A Vancouver based business that I have had the pleasure of getting to know has done an incredible job at displaying empathy as a corporate initiative and team collaboration. Kleiner Services is a Vancouver based moving company that uses the principles of empathy to engage clients. As a moving and junk removal company Kleiner meets people in the stressed-out moments of their process of change. In talking with Konstantin Kleiner, I have heard him talk about knowing how hard it is to navigate a move and for that reason his team will supply pizza for the family on moving day, reassemble furniture when they deliver it and talk to you about the experience you are having. I have found Konstantin to care deeply that his team shows the same level of engagement as he does with clients. For this reason, empathy has become the way he hires, trains and talks to his employees.

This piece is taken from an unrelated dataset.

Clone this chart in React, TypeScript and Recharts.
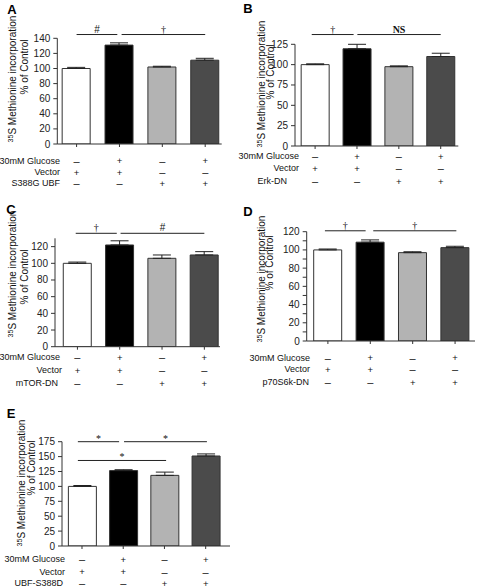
import { Bar, BarChart, Cell, ErrorBar, ReferenceLine, XAxis, YAxis } from 'recharts'

// treatment pattern shared by every panel (bar order left to right)
const glucoseSigns = ['–', '+', '–', '+']
const vectorSigns = ['+', '+', '–', '–']
const mutantSigns = ['–', '–', '+', '+']
const barColors = ['#ffffff', '#000000', '#b3b3b3', '#4b4b4b']

const aMeans = [100, 131, 102, 111]
const aErrors = [1.5, 3, 1, 2.5]
const aTicks = [0, 20, 40, 60, 80, 100, 120, 140]

const bMeans = [100, 119.5, 97.5, 110]
const bErrors = [1, 5.5, 1, 4]
const bTicks = [0, 25, 50, 75, 100, 125]

const cMeans = [100, 122, 106, 110]
const cErrors = [1.5, 5, 4, 4]
const cTicks = [0, 20, 40, 60, 80, 100, 120]

const dMeans = [100, 108.5, 97, 102.5]
const dErrors = [1, 2.5, 1, 1.5]
const dTicks = [0, 10, 20, 30, 40, 50, 60, 70, 80, 90, 100, 110, 120]

const eMeans = [100, 126.5, 118.5, 151]
const eErrors = [1.5, 1.5, 5.5, 3.5]
const eTicks = [0, 25, 50, 75, 100, 125, 150, 175]

const aSig = [
  { from: 0, to: 0.95, y: 145, mark: '#' },
  { from: 1.05, to: 3, y: 145, mark: '†' },
]
const bSig = [
  { from: -0.08, to: 0.92, y: 137, mark: '†' },
  { from: 1.01, to: 3, y: 137, mark: 'NS' },
]
const cSig = [
  { from: -0.04, to: 0.93, y: 136, mark: '†' },
  { from: 1.02, to: 3, y: 136, mark: '#' },
]
const dSig = [
  { from: -0.07, to: 0.89, y: 121, mark: '†' },
  { from: 1.07, to: 3.03, y: 121, mark: '†' },
]
const eSig = [
  { from: -0.1, to: 0.9, y: 175, mark: '*' },
  { from: 1.02, to: 3.03, y: 175, mark: '*' },
  { from: -0.1, to: 2.04, y: 143.5, mark: '*' },
]

const SANS = '"Liberation Sans", Arial, sans-serif'
const SERIF = '"Liberation Serif", "Times New Roman", serif'

type Sig = { from: number; to: number; y: number; mark: string }

type Layout = {
  left: number
  top: number
  width: number
  height: number
  margin: { top: number; right: number; bottom: number; left: number }
  xHeight: number
  rowY: number[]
  labelRight: number[]
  titles: number[][]
  letter: number[]
  xDomain: [number, number]
  yDomain: [number, number]
}

type PanelProps = {
  letter: string
  treatment: string
  means: number[]
  errors: number[]
  ticks: number[]
  sig: Sig[]
  layout: Layout
  minorTicks?: boolean
}

// draws the +/− table under each bar, x comes from the axis scale
function SignTick(props: any) {
  const { x, payload, rowY, top } = props
  const i = payload.value as number
  const rows = [glucoseSigns, vectorSigns, mutantSigns]
  return (
    <g>
      {rows.map((row, r) => {
        const s = row[i]
        return (
          <text
            key={r}
            x={x}
            y={rowY[r] - top}
            textAnchor="middle"
            dominantBaseline="central"
            fontFamily={SANS}
            fontSize={s === '+' ? 9.5 : 11}
            fill="#111"
          >
            {s}
          </text>
        )
      })}
    </g>
  )
}

function ValueTick(props: any) {
  const { x, y, payload, minor } = props
  const v = payload.value as number
  if (minor && v % 20 !== 0) return <g />
  return (
    <text x={x} y={y} textAnchor="end" dominantBaseline="central" fontFamily={SANS} fontSize={10} fill="#222">
      {v}
    </text>
  )
}

function Panel({ letter, treatment, means, errors, ticks, sig, layout, minorTicks }: PanelProps) {
  const data = means.map((m, i) => ({ x: i, mean: m, err: [0, errors[i]] }))
  const rowLabels = ['30mM Glucose', 'Vector', treatment]

  return (
    <>
      <div
        style={{
          position: 'absolute',
          left: layout.letter[0],
          top: layout.letter[1],
          transform: 'translate(-50%,-50%)',
          fontFamily: SANS,
          fontWeight: 700,
          fontSize: 13,
          lineHeight: 1,
        }}
      >
        {letter}
      </div>
      <div
        style={{
          position: 'absolute',
          left: layout.titles[0][0],
          top: layout.titles[0][1],
          transform: 'translate(-50%,-50%) rotate(-90deg)',
          whiteSpace: 'nowrap',
          fontFamily: SANS,
          fontSize: 10,
          lineHeight: 1,
          color: '#111',
        }}
      >
        <span style={{ fontSize: 7, position: 'relative', top: -3 }}>35</span>S Methionine incorporation
      </div>
      <div
        style={{
          position: 'absolute',
          left: layout.titles[1][0],
          top: layout.titles[1][1],
          transform: 'translate(-50%,-50%) rotate(-90deg)',
          whiteSpace: 'nowrap',
          fontFamily: SANS,
          fontSize: 10,
          lineHeight: 1,
          color: '#111',
        }}
      >
        % of Control
      </div>
      {rowLabels.map((t, r) => (
        <div
          key={t}
          style={{
            position: 'absolute',
            left: layout.labelRight[r] - 100,
            width: 100,
            top: layout.rowY[r],
            transform: 'translateY(-50%)',
            textAlign: 'right',
            whiteSpace: 'nowrap',
            fontFamily: SANS,
            fontSize: 9,
            lineHeight: 1,
            color: '#111',
          }}
        >
          {t}
        </div>
      ))}
      <div style={{ position: 'absolute', left: layout.left, top: layout.top }}>
        <BarChart width={layout.width} height={layout.height} data={data} margin={layout.margin}>
          <XAxis
            dataKey="x"
            type="number"
            domain={layout.xDomain}
            allowDataOverflow
            ticks={[0, 1, 2, 3]}
            interval={0}
            height={layout.xHeight}
            tickSize={3}
            tickMargin={0}
            axisLine={{ stroke: '#333' }}
            tickLine={{ stroke: '#333' }}
            tick={(p: any) => <SignTick {...p} rowY={layout.rowY} top={layout.top} />}
          />
          <YAxis
            type="number"
            domain={layout.yDomain}
            allowDataOverflow
            ticks={ticks}
            interval={0}
            width={30}
            tickSize={4}
            tickMargin={3}
            axisLine={{ stroke: '#333' }}
            tickLine={{ stroke: '#333' }}
            tick={(p: any) => <ValueTick {...p} minor={minorTicks} />}
          />
          {sig.map((s, k) => (
            <ReferenceLine
              key={k}
              ifOverflow="visible"
              segment={[
                { x: s.from, y: s.y },
                { x: s.to, y: s.y },
              ]}
              stroke="#222"
              strokeWidth={1}
              label={{
                value: s.mark,
                position: 'top',
                offset: s.mark === '*' ? 0 : 2,
                fill: '#111',
                fontSize: 10,
                fontWeight: s.mark === 'NS' ? 700 : 400,
                fontFamily: s.mark === '#' ? SANS : SERIF,
              }}
            />
          ))}
          <Bar dataKey="mean" barSize={28} stroke="#333" strokeWidth={1} isAnimationActive={false}>
            {data.map((d) => (
              <Cell key={d.x} fill={barColors[d.x]} />
            ))}
            <ErrorBar dataKey="err" width={9} stroke="#222" strokeWidth={1} isAnimationActive={false} />
          </Bar>
        </BarChart>
      </div>
    </>
  )
}

const layoutA: Layout = {
  left: 0, top: 0, width: 240, height: 195,
  margin: { top: 38.3, right: 18.3, bottom: 6, left: 27.3 },
  xHeight: 45,
  rowY: [160.7, 172, 183.3],
  labelRight: [60, 60, 60],
  titles: [[13, 79], [25, 67]],
  letter: [12, 8.5],
  xDomain: [-0.45, 3.385],
  yDomain: [0, 140],
}

const layoutB: Layout = {
  left: 237, top: 0, width: 240, height: 195,
  margin: { top: 44.3, right: 18.7, bottom: 4, left: 28 },
  xHeight: 45,
  rowY: [156, 168.3, 181],
  labelRight: [299, 299, 287],
  titles: [[262, 83.5], [271, 72]],
  letter: [248, 7.5],
  xDomain: [-0.48, 3.42],
  yDomain: [0, 125],
}

const layoutC: Layout = {
  left: 0, top: 195, width: 240, height: 200,
  margin: { top: 43.3, right: 20, bottom: 3.3, left: 25 },
  xHeight: 45,
  rowY: [357.3, 370, 383.3],
  labelRight: [60, 62, 58],
  titles: [[13, 274], [25, 277]],
  letter: [11, 209],
  xDomain: [-0.53, 3.37],
  yDomain: [0, 130],
}

const layoutD: Layout = {
  left: 237, top: 195, width: 240, height: 200,
  margin: { top: 36.7, right: 2, bottom: 9, left: 39.7 },
  xHeight: 45,
  rowY: [357.7, 369.3, 382.3],
  labelRight: [310, 310, 309],
  titles: [[262, 279], [270, 263]],
  letter: [248, 211],
  xDomain: [-0.5, 3.47],
  yDomain: [0, 120],
}

const layoutE: Layout = {
  left: 0, top: 395, width: 240, height: 193,
  margin: { top: 46.7, right: 10, bottom: 0, left: 32 },
  xHeight: 42,
  rowY: [559.3, 571.5, 583.3],
  labelRight: [65, 65, 63],
  titles: [[22, 483], [32, 468]],
  letter: [11, 412.5],
  xDomain: [-0.485, 3.59],
  yDomain: [0, 175],
}

export default function App() {
  return (
    <div style={{ position: 'absolute', left: 0, top: 0, width: 477, height: 588, background: '#fff', overflow: 'hidden' }}>
      <Panel letter="A" treatment="S388G UBF" means={aMeans} errors={aErrors} ticks={aTicks} sig={aSig} layout={layoutA} />
      <Panel letter="B" treatment="Erk-DN" means={bMeans} errors={bErrors} ticks={bTicks} sig={bSig} layout={layoutB} />
      <Panel letter="C" treatment="mTOR-DN" means={cMeans} errors={cErrors} ticks={cTicks} sig={cSig} layout={layoutC} />
      <Panel letter="D" treatment="p70S6k-DN" means={dMeans} errors={dErrors} ticks={dTicks} sig={dSig} layout={layoutD} minorTicks />
      <Panel letter="E" treatment="UBF-S388D" means={eMeans} errors={eErrors} ticks={eTicks} sig={eSig} layout={layoutE} />
    </div>
  )
}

As a strategy, empathy can add gains to your quarterly performance but also has profound impact on your “soft outcomes” that provide dividends in your team like job satisfaction, employee retention and increased overall performance. When done correctly- empathy is just as much about you and your team as it is pleasing your client and market-share.
Reflection Questions:
- Where is your heart when it comes to giving? Does the idea freak you out? Inspire you? What kinds of emotions do you have when you think about giving more than just the service you sell?
- What’s your experience with the interface of being valued and empathy? Have you perhaps given too much at some points? Do you get questioned about your rates and services in such a way that makes you resistant to empathy?

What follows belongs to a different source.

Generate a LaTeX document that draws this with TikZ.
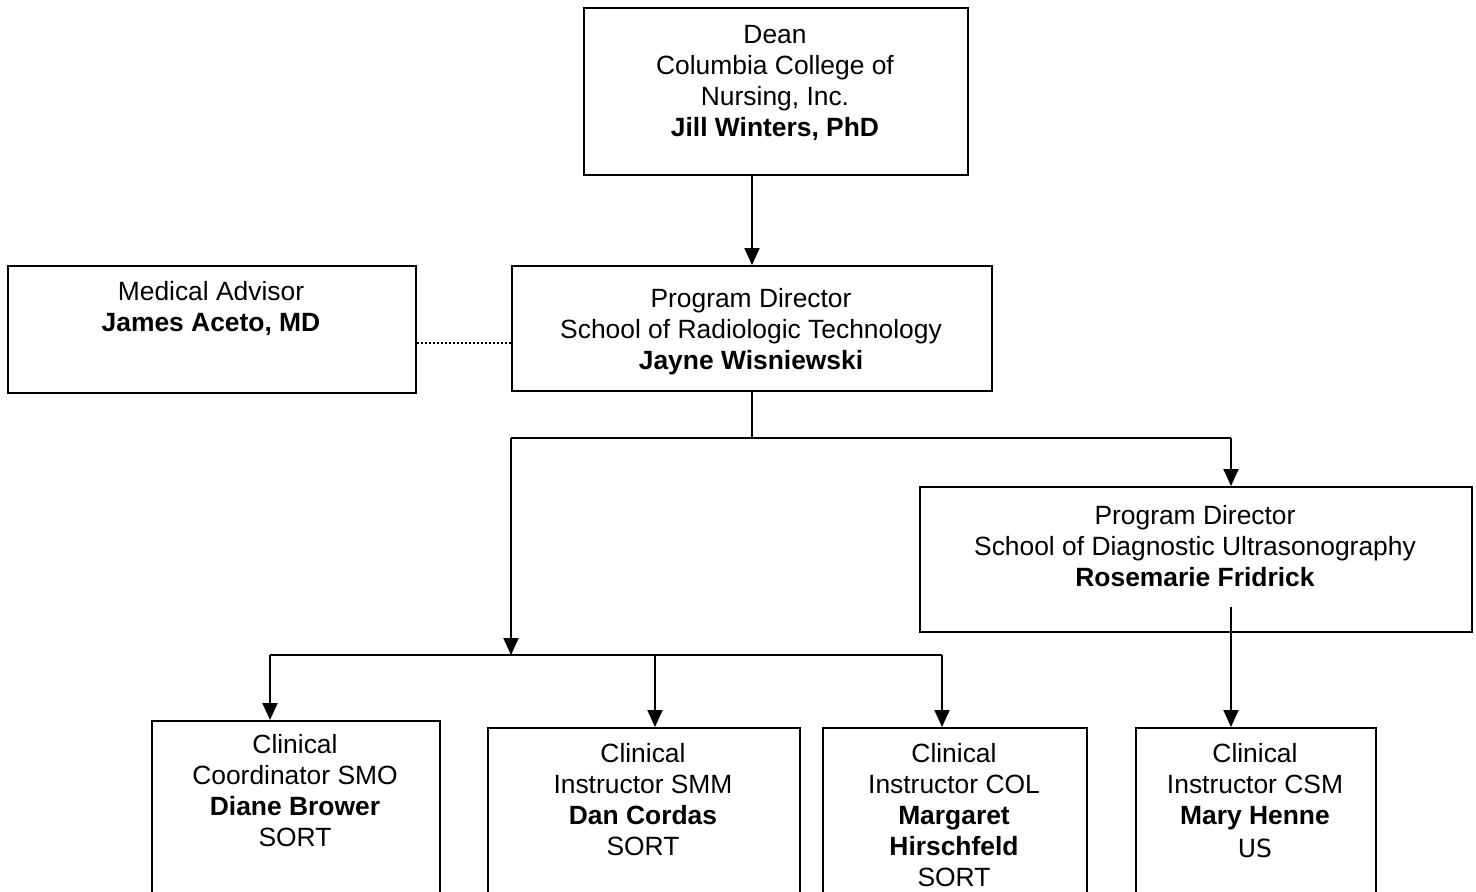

- What steps would you have to take to build the belief about empathy on your team? Is it believable based on who you are as a person? If not- what do you need to change within yourself to make this a possible outcome across your business?
- Have you confused sympathy and empathy? Can you simply listen and affirm the person/client that you understand but that you aren’t expecting them to “suck it up” or that you’re going to rescue them from the situation?